# What is this yellow crud on my filter?



## Jacksmom (Apr 11, 2016)

About 2 months ago this stuff started appearing on the white rubber connector of my filter's output (Fluval 106 canister). I don't notice any unpleasant smells coming from my tank but when I take it out to clean it, it smells EXTREMELY bitter. It doesn't wipe off easily either. It is thick and I have to use a toothbrush to scrub it off. It feels tacky/sticky/gummy, I can't decide which specifically. It only appears to be forming on this one single connector in the tank. I can't see any on the sand, walls, plants, heater or filter intake. I have done my best to google it but I can't find any pics or descriptions of anything like this. I've included a pic of the white connector with the goo on it and the tank it is in.

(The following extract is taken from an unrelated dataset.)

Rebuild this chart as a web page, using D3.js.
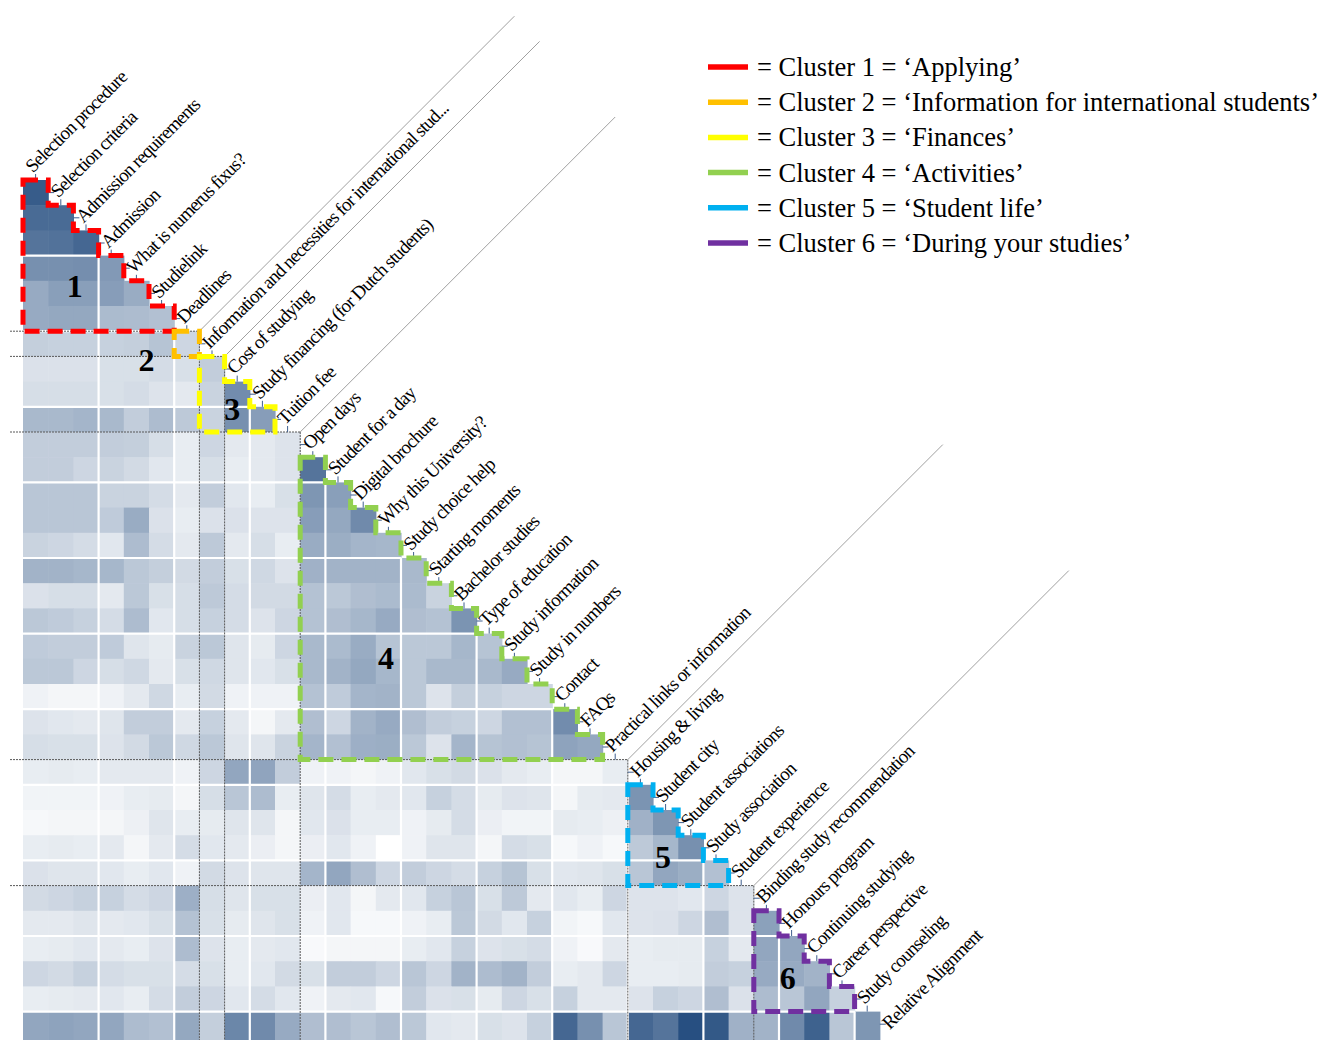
<!DOCTYPE html>
<html>
<head>
<meta charset="utf-8">
<script src="https://cdn.jsdelivr.net/npm/d3@7"></script>
<style>
  html, body { margin: 0; padding: 0; background: #ffffff; }
  svg { display: block; font-family: "Liberation Serif", "Times New Roman", serif; }
</style>
</head>
<body>
<svg id="chart" width="1325" height="1040"></svg>
<script>
// Website topics, in matrix order
const labels = [
  "Selection procedure", "Selection criteria", "Admission requirements", "Admission",
  "What is numerus fixus?", "Studielink", "Deadlines",
  "Information and necessities for international stud...",
  "Cost of studying", "Study financing (for Dutch students)", "Tuition fee",
  "Open days", "Student for a day", "Digital brochure", "Why this University?",
  "Study choice help", "Starting moments", "Bachelor studies", "Type of education",
  "Study information", "Study in numbers", "Contact", "FAQs",
  "Practical links or information",
  "Housing & living", "Student city", "Student associations", "Study association",
  "Student experience",
  "Binding study recommendation", "Honours program", "Continuing studying",
  "Career perspective", "Study counseling",
  "Relative Alignment"
];

// Cluster membership per topic (0 = not part of a cluster)
const clusterOf = [
  1, 1, 1, 1, 1, 1, 1,
  2,
  3, 3, 3,
  4, 4, 4, 4, 4, 4, 4, 4, 4, 4, 4, 4, 4,
  5, 5, 5, 5, 5,
  6, 6, 6, 6, 6,
  0
];

const clusterTitles = [
  "Applying", "Information for international students", "Finances",
  "Activities", "Student life", "During your studies"
];

// Lower-triangle similarity: row r holds topic r+1 against topics 0..r
const similarity = [
  [0.88],
  [0.80, 0.80],
  [0.75, 0.76, 0.82],
  [0.60, 0.60, 0.61, 0.55],
  [0.46, 0.52, 0.52, 0.53, 0.45],
  [0.46, 0.47, 0.47, 0.37, 0.36, 0.34],
  [0.26, 0.25, 0.25, 0.25, 0.26, 0.32, 0.22],
  [0.16, 0.16, 0.16, 0.17, 0.17, 0.19, 0.17, 0.27],
  [0.18, 0.18, 0.18, 0.17, 0.19, 0.15, 0.12, 0.24, 0.62],
  [0.38, 0.38, 0.40, 0.38, 0.27, 0.36, 0.29, 0.24, 0.60, 0.53],
  [0.27, 0.27, 0.27, 0.27, 0.26, 0.18, 0.10, 0.22, 0.12, 0.12, 0.15],
  [0.27, 0.27, 0.22, 0.24, 0.20, 0.13, 0.10, 0.18, 0.10, 0.12, 0.15, 0.75],
  [0.31, 0.31, 0.31, 0.24, 0.24, 0.19, 0.12, 0.27, 0.13, 0.10, 0.17, 0.57, 0.52],
  [0.31, 0.31, 0.31, 0.28, 0.45, 0.16, 0.10, 0.16, 0.16, 0.15, 0.15, 0.53, 0.47, 0.63],
  [0.24, 0.22, 0.19, 0.13, 0.36, 0.19, 0.12, 0.29, 0.12, 0.18, 0.10, 0.45, 0.44, 0.40, 0.39],
  [0.41, 0.41, 0.39, 0.39, 0.30, 0.26, 0.20, 0.27, 0.17, 0.21, 0.15, 0.42, 0.41, 0.41, 0.41, 0.38],
  [0.16, 0.18, 0.18, 0.12, 0.30, 0.17, 0.18, 0.29, 0.19, 0.20, 0.20, 0.33, 0.30, 0.35, 0.37, 0.37, 0.24],
  [0.30, 0.28, 0.25, 0.19, 0.36, 0.13, 0.18, 0.25, 0.19, 0.15, 0.22, 0.33, 0.35, 0.39, 0.46, 0.35, 0.33, 0.58],
  [0.28, 0.27, 0.27, 0.28, 0.14, 0.11, 0.24, 0.30, 0.14, 0.11, 0.22, 0.38, 0.37, 0.45, 0.32, 0.30, 0.30, 0.39, 0.32],
  [0.30, 0.30, 0.22, 0.18, 0.21, 0.12, 0.17, 0.21, 0.14, 0.13, 0.17, 0.38, 0.41, 0.47, 0.39, 0.30, 0.38, 0.38, 0.38, 0.46],
  [0.07, 0.05, 0.05, 0.07, 0.12, 0.21, 0.10, 0.20, 0.07, 0.07, 0.07, 0.33, 0.28, 0.40, 0.41, 0.30, 0.15, 0.26, 0.25, 0.22, 0.22],
  [0.15, 0.13, 0.12, 0.14, 0.27, 0.27, 0.12, 0.25, 0.12, 0.05, 0.12, 0.35, 0.22, 0.41, 0.46, 0.35, 0.27, 0.25, 0.22, 0.34, 0.34, 0.62],
  [0.18, 0.17, 0.17, 0.15, 0.20, 0.30, 0.21, 0.30, 0.14, 0.14, 0.24, 0.40, 0.34, 0.43, 0.44, 0.30, 0.15, 0.40, 0.32, 0.34, 0.32, 0.50, 0.47],
  [0.10, 0.11, 0.10, 0.12, 0.12, 0.12, 0.07, 0.22, 0.48, 0.49, 0.27, 0.07, 0.07, 0.05, 0.07, 0.13, 0.17, 0.20, 0.16, 0.12, 0.10, 0.05, 0.05, 0.10],
  [0.06, 0.06, 0.06, 0.07, 0.10, 0.11, 0.05, 0.18, 0.31, 0.36, 0.10, 0.14, 0.19, 0.10, 0.12, 0.13, 0.25, 0.19, 0.11, 0.15, 0.14, 0.05, 0.11, 0.12, 0.58],
  [0.04, 0.05, 0.05, 0.05, 0.08, 0.14, 0.10, 0.11, 0.14, 0.14, 0.05, 0.13, 0.16, 0.10, 0.10, 0.07, 0.11, 0.19, 0.09, 0.06, 0.06, 0.11, 0.10, 0.08, 0.42, 0.57],
  [0.10, 0.11, 0.10, 0.12, 0.05, 0.12, 0.19, 0.13, 0.12, 0.09, 0.05, 0.09, 0.13, 0.07, 0.00, 0.07, 0.14, 0.14, 0.05, 0.19, 0.17, 0.04, 0.07, 0.04, 0.29, 0.39, 0.60],
  [0.16, 0.14, 0.14, 0.13, 0.10, 0.13, 0.07, 0.20, 0.15, 0.14, 0.14, 0.40, 0.48, 0.35, 0.22, 0.27, 0.22, 0.19, 0.25, 0.32, 0.17, 0.13, 0.14, 0.17, 0.31, 0.48, 0.44, 0.34],
  [0.20, 0.22, 0.25, 0.25, 0.19, 0.22, 0.43, 0.18, 0.14, 0.17, 0.17, 0.09, 0.13, 0.05, 0.12, 0.13, 0.25, 0.31, 0.17, 0.29, 0.12, 0.13, 0.10, 0.22, 0.15, 0.15, 0.13, 0.22, 0.15],
  [0.12, 0.12, 0.14, 0.12, 0.13, 0.17, 0.33, 0.17, 0.11, 0.14, 0.17, 0.07, 0.13, 0.04, 0.04, 0.07, 0.10, 0.30, 0.20, 0.13, 0.25, 0.06, 0.04, 0.13, 0.15, 0.16, 0.22, 0.35, 0.15, 0.51],
  [0.10, 0.11, 0.13, 0.12, 0.10, 0.15, 0.36, 0.15, 0.10, 0.12, 0.13, 0.03, 0.05, 0.05, 0.05, 0.10, 0.13, 0.25, 0.15, 0.17, 0.19, 0.07, 0.03, 0.12, 0.10, 0.11, 0.11, 0.25, 0.12, 0.48, 0.48],
  [0.22, 0.20, 0.25, 0.19, 0.17, 0.17, 0.19, 0.17, 0.10, 0.13, 0.20, 0.17, 0.27, 0.27, 0.22, 0.31, 0.22, 0.41, 0.36, 0.41, 0.27, 0.10, 0.12, 0.22, 0.10, 0.10, 0.11, 0.27, 0.25, 0.46, 0.46, 0.41],
  [0.10, 0.11, 0.12, 0.13, 0.10, 0.19, 0.27, 0.22, 0.13, 0.19, 0.13, 0.07, 0.12, 0.13, 0.04, 0.27, 0.16, 0.17, 0.11, 0.22, 0.17, 0.25, 0.12, 0.12, 0.15, 0.25, 0.22, 0.35, 0.16, 0.36, 0.31, 0.48, 0.25],
  [0.48, 0.50, 0.48, 0.48, 0.36, 0.34, 0.47, 0.26, 0.65, 0.63, 0.46, 0.35, 0.35, 0.31, 0.35, 0.30, 0.13, 0.12, 0.17, 0.15, 0.25, 0.82, 0.60, 0.31, 0.82, 0.75, 0.95, 0.90, 0.42, 0.41, 0.63, 0.85, 0.31, 0.57]
];

// ---- layout and styling ----
const W = 1325, H = 1040;
const cellSize = 25.2;
const gridLeft = 23, gridTop = 180;
const n = labels.length;
const clusterColors = ["#ff0000", "#ffc000", "#ffff00", "#92d050", "#00b0f0", "#7030a0"];
// where each cluster number sits, in cell units (column, row) from the grid origin
const clusterMarkCells = [[2.05, 4.2], [4.9, 7.15], [8.3, 9.1], [14.4, 18.95], [25.4, 26.85], [30.35, 31.65]];

const svg = d3.select("#chart");

const x = d3.scaleBand().domain(labels.slice(0, n - 1))
  .range([gridLeft, gridLeft + cellSize * (n - 1)]).padding(0);
const y = d3.scaleBand().domain(labels.slice(1))
  .range([gridTop, gridTop + cellSize * (n - 1)]).padding(0);
const bw = x.bandwidth();
const colEdge = k => x.range()[0] + k * x.step();       // left edge of column k
const rowEdge = k => y.range()[0] + (k - 1) * y.step(); // top edge of row k

const color = d3.scaleLinear().domain([0, 1])
  .range(["#ffffff", "#1c467a"]).interpolate(d3.interpolateRgb);

// ---- cells ----
const cells = [];
similarity.forEach((vals, r) => vals.forEach((v, c) => {
  cells.push({ row: labels[r + 1], col: labels[c], v });
}));

svg.append("g").attr("class", "cells")
  .selectAll("rect").data(cells).join("rect")
  .attr("x", d => x(d.col))
  .attr("y", d => y(d.row))
  .attr("width", bw + 0.6)
  .attr("height", d => y(d.row) === rowEdge(n - 1) ? H - y(d.row) : y.bandwidth() + 0.6)
  .attr("fill", d => color(d.v));

// ---- white separators every third row / column ----
const sep = svg.append("g").attr("stroke", "#ffffff").attr("stroke-width", 2.2);
for (let b = 3; b < n - 1; b += 3) {
  sep.append("line")
    .attr("x1", colEdge(0)).attr("x2", colEdge(b) + 0.6)
    .attr("y1", rowEdge(b + 1)).attr("y2", rowEdge(b + 1));
  sep.append("line")
    .attr("x1", colEdge(b)).attr("x2", colEdge(b))
    .attr("y1", rowEdge(b + 1)).attr("y2", H);
}

// ---- cluster boundaries: dotted guides and diagonal leader lines ----
const boundaries = d3.range(1, n).filter(k => clusterOf[k] !== clusterOf[k - 1] && clusterOf[k] !== 0);
const guides = svg.append("g");
boundaries.forEach(b => {
  const cx = colEdge(b), cy = rowEdge(b);
  guides.append("line").attr("x1", 10).attr("x2", cx).attr("y1", cy).attr("y2", cy)
    .attr("stroke", "#595959").attr("stroke-width", 1).attr("stroke-dasharray", "2,1");
  guides.append("line").attr("x1", cx).attr("x2", cx).attr("y1", cy).attr("y2", H)
    .attr("stroke", "#595959").attr("stroke-width", 1).attr("stroke-dasharray", "2,1");
  guides.append("line").attr("x1", cx).attr("y1", cy).attr("x2", cx + 315).attr("y2", cy - 315)
    .attr("stroke", "#a0a0a0").attr("stroke-width", 1);
});

// ---- axis ticks and diagonal topic labels ----
const ticks = svg.append("g").attr("stroke", "#3e5f8f").attr("stroke-width", 1);
labels.forEach((name, k) => {
  if (k >= 1) {
    const ry = rowEdge(k) + cellSize / 2;
    ticks.append("line").attr("x1", colEdge(k)).attr("x2", colEdge(k) + 6)
      .attr("y1", ry).attr("y2", ry);
  }
  if (k <= n - 2) {
    const tx = x(name) + bw / 2;
    ticks.append("line").attr("x1", tx).attr("x2", tx)
      .attr("y1", rowEdge(k + 1) - 6).attr("y2", rowEdge(k + 1));
  }
});

svg.append("g").selectAll("text").data(labels).join("text")
  .attr("transform", (d, k) => {
    const ax = colEdge(k) + 10;
    const ay = rowEdge(k) + cellSize / 2 + 6;
    return `translate(${ax},${ay}) rotate(-45)`;
  })
  .attr("font-size", 19)
  .attr("letter-spacing", "-0.9px")
  .attr("fill", "#000")
  .text(d => d);

// ---- cluster outlines (staircase) ----
const clusters = d3.range(1, 7).map(c => {
  const members = d3.range(n).filter(k => clusterOf[k] === c);
  return { id: c, first: members[0], last: members[members.length - 1] };
});

const outlines = svg.append("g").attr("fill", "none");
clusters.forEach(cl => {
  const size = cl.last - cl.first + 1;
  const shift = size <= 3 ? 1 : 0;   // small groups are outlined one step up the diagonal
  const rs = cl.first + 1 - shift, cs = cl.first - shift;
  const steps = cl.last - rs + 1;
  const x0 = colEdge(cs), y0 = rowEdge(rs);
  const p = d3.path();
  p.moveTo(x0, y0);
  for (let i = 0; i < steps; i++) {
    p.lineTo(x0 + (i + 1) * cellSize, y0 + i * cellSize);
    p.lineTo(x0 + (i + 1) * cellSize, y0 + (i + 1) * cellSize);
  }
  p.lineTo(x0, y0 + steps * cellSize);
  p.closePath();
  outlines.append("path").attr("d", p.toString())
    .attr("stroke", clusterColors[cl.id - 1])
    .attr("stroke-width", 5)
    .attr("stroke-dasharray", "15,8");
});

// ---- cluster numbers ----
svg.append("g").selectAll("text").data(clusters).join("text")
  .attr("x", d => gridLeft + clusterMarkCells[d.id - 1][0] * cellSize)
  .attr("y", d => gridTop + clusterMarkCells[d.id - 1][1] * cellSize)
  .attr("text-anchor", "middle")
  .attr("dominant-baseline", "central")
  .attr("font-size", 32)
  .attr("font-weight", "bold")
  .attr("fill", "#000")
  .text(d => d.id);

// ---- legend ----
const legend = svg.append("g");
clusterTitles.forEach((t, i) => {
  const ly = 67 + i * 35.2;
  legend.append("line").attr("x1", 708).attr("x2", 748).attr("y1", ly).attr("y2", ly)
    .attr("stroke", clusterColors[i]).attr("stroke-width", 5.5);
  legend.append("text").attr("x", 757).attr("y", ly + 9)
    .attr("font-size", 26.5).attr("fill", "#000")
    .text(`= Cluster ${i + 1} = \u2018${t}\u2019`);
});
</script>
</body>
</html>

My betta and snails seem fine although my betta has been turning more and more grey under his chin and has some darker spots forming along his body. Research suggest that it's just aging because he misses his food a lot on the first try and isn't as active as he used to be. But he eats and poops normally and comes to visit when we go near his tank. He doesn't seem sick, just like he's slowing down a little.

I'd really like to identify this because of the smell...it's so extremely bitter that it just doesn't feel like it should be there.

My ammonia, and nitrites are unreadable and my nitrates rarely get over 5ppm. 
The water is kept a stable 78F.
25% pwc weekly.

It contains:
1 betta
2 horned nerite snails
Bacopa Carolina
Cryptocoryne Usteria
Hornwort
Water Lettuce
Duckweed
unidentified plant that I believe comes from the hyrophilia family


Thanks for any assistance in advance.


----------



## Dietmar (Dec 15, 2011)

Is that a plastic or rubber connector? I can't tell. 
Possibly something is leaching out of just that connector?


----------



## Jacksmom (Apr 11, 2016)

Sorry about the time for a response. It's rubber I checked the manufacturer parts list. I can't rule out leeching but I'd guess no. The connector itself cleans up well with the toothbrush. I've squished and bent it looking for wear and tear and damage because that was my first thought as well but it seems in perfect condition.


----------



## architeuthis (Apr 22, 2010)

How long does it take for it to build up on the connector after you clean it?


----------



## Jacksmom (Apr 11, 2016)

It takes about a week before I can see it again. It takes about 2 weeks for the entire connector to be re-covered in it. I should mention, in case it's helpful, that this pic doesn't really show the orange spots that appear. It's mostly yellow but it does get little orange polka dots all over it as well. Like green spot algae but orange. The orange has the same texture as the yellow goo. I don't think it's orange algae because it doesn't even look a tiny bit slimy or hairy.


----------



## architeuthis (Apr 22, 2010)

Sounds like it might be some kind of bacteria. 
All kinds of weird things grow in fish tanks.


----------



## Sean's Ponds (Dec 3, 2015)

Likely beneficial nitrifying bacteria. I get it in two of my shrimp tanks.

Cheers,
Sean


----------



## Jcmalouie (Apr 2, 2015)

i get that on my fluval connector as well. i'm not sure what it is, but I just clean it whenever I see a buildup. Eventually it will turn brown.


----------